Per i miei personaggi il destino è tutto ciò che possono controllare, tutto ciò in cui la loro volontà può incidere in positivo o in negativo, sempre ricordando un’altra frase estratta da un altro mio lavoro, “L’appuntamento”: tutti noi siamo liberi di scegliere, ma non siamo liberi dalle conseguenze delle nostre scelte. Mi piacerebbe che questo fosse sempre vero. In realtà, spesso abbiamo l’illusione di poter scegliere, ma le nostre scelte sono dettate da una volontà insensibile e caotica che non è la nostra, ma quella dell’ambiente in cui ci muoviamo e di alcune persone che giocano con le nostre esistenze.

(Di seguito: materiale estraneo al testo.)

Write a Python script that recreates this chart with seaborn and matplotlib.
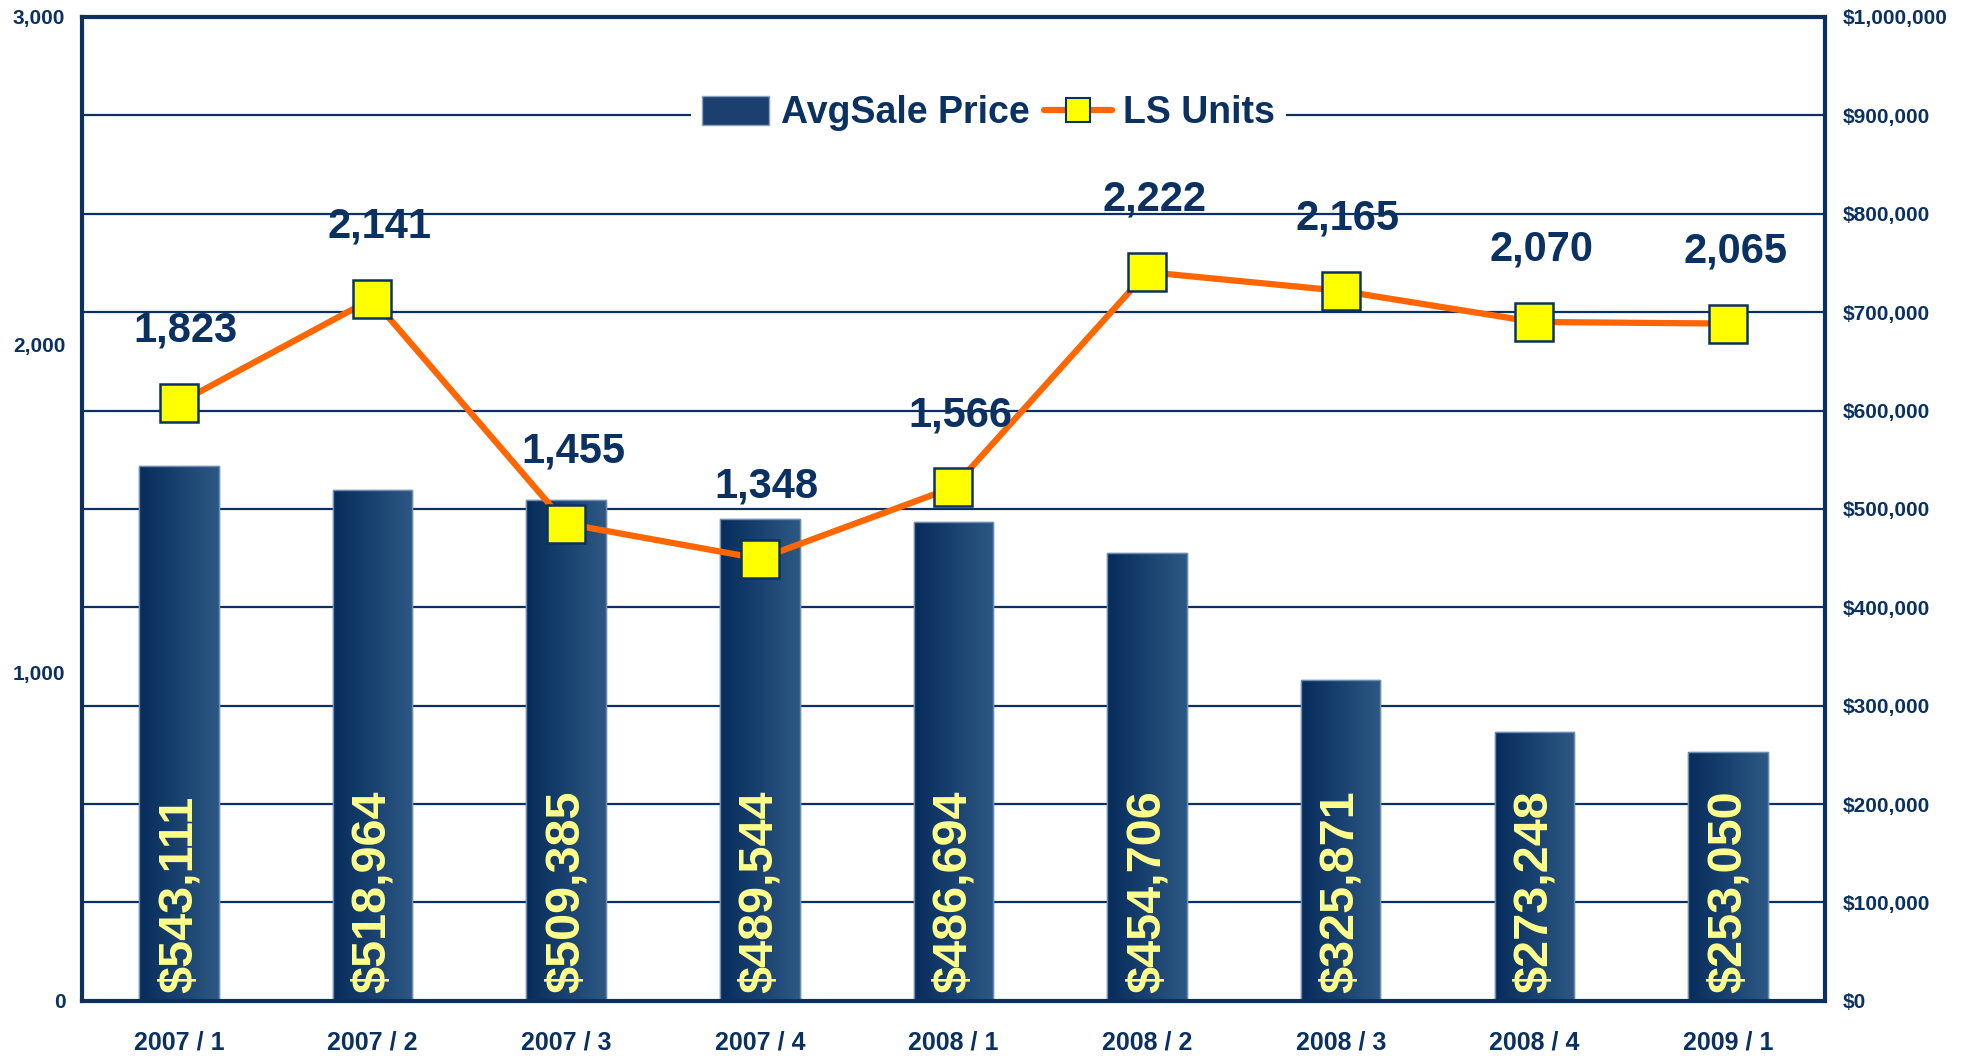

Piergiorgio Pulixi è nato a Cagliari nel 1982. Fa parte del collettivo di scrittura Sabot creato da Massimo Carlotto, di cui è allievo. Insieme allo stesso Carlotto e ai Sabot ha pubblicato Perdas de fogu (Edizioni E/O 2008), e singolarmente il romanzo sulla schiavitù sessuale Un amore sporco, inserito nel trittico noir Donne a perdere (Edizioni E/O 2010). È autore della saga poliziesca di Biagio Mazzeo iniziata col noir Una brutta storia (Edizioni E/O 2012), miglior noir del 2012 per i blog Noir italiano e 50/50 Thriller e finalista al Premio Camaiore 2013, proseguita con La notte delle pantere (Edizioni E/O 2014), vincitore del Premio Glauco Felici 2015, Per sempre (Edizioni E/O 2015) e Prima di dirti addio (Edizioni E/O 2016). Nel 2014 per Rizzoli ha pubblicato anche il romanzo Padre Nostro e il thriller psicologico L’appuntamento (Edizioni E/O), miglior thriller 2014 per i lettori di 50/50 Thriller e vincitore del Premio Prunola 2016. Nel 2015 ha dato alle stampe Il Canto degli innocenti (Edizioni E/O) primo libro della serie thriller I canti del male, vincitore del Premio Franco Fedeli 2015, del Premio Corpi Freddi Awards 2015 e del Premio Grotte della Gurfa 2016. Nel 2016 gli viene assegnato il Premio Serravalle Noir. Alcuni suoi racconti sono stati pubblicati sul Manifesto, Left, Micromega e Svolgimento e in diverse antologie. I suoi romanzi sono in corso di pubblicazione negli Stati Uniti, in Canada e nel Regno Unito.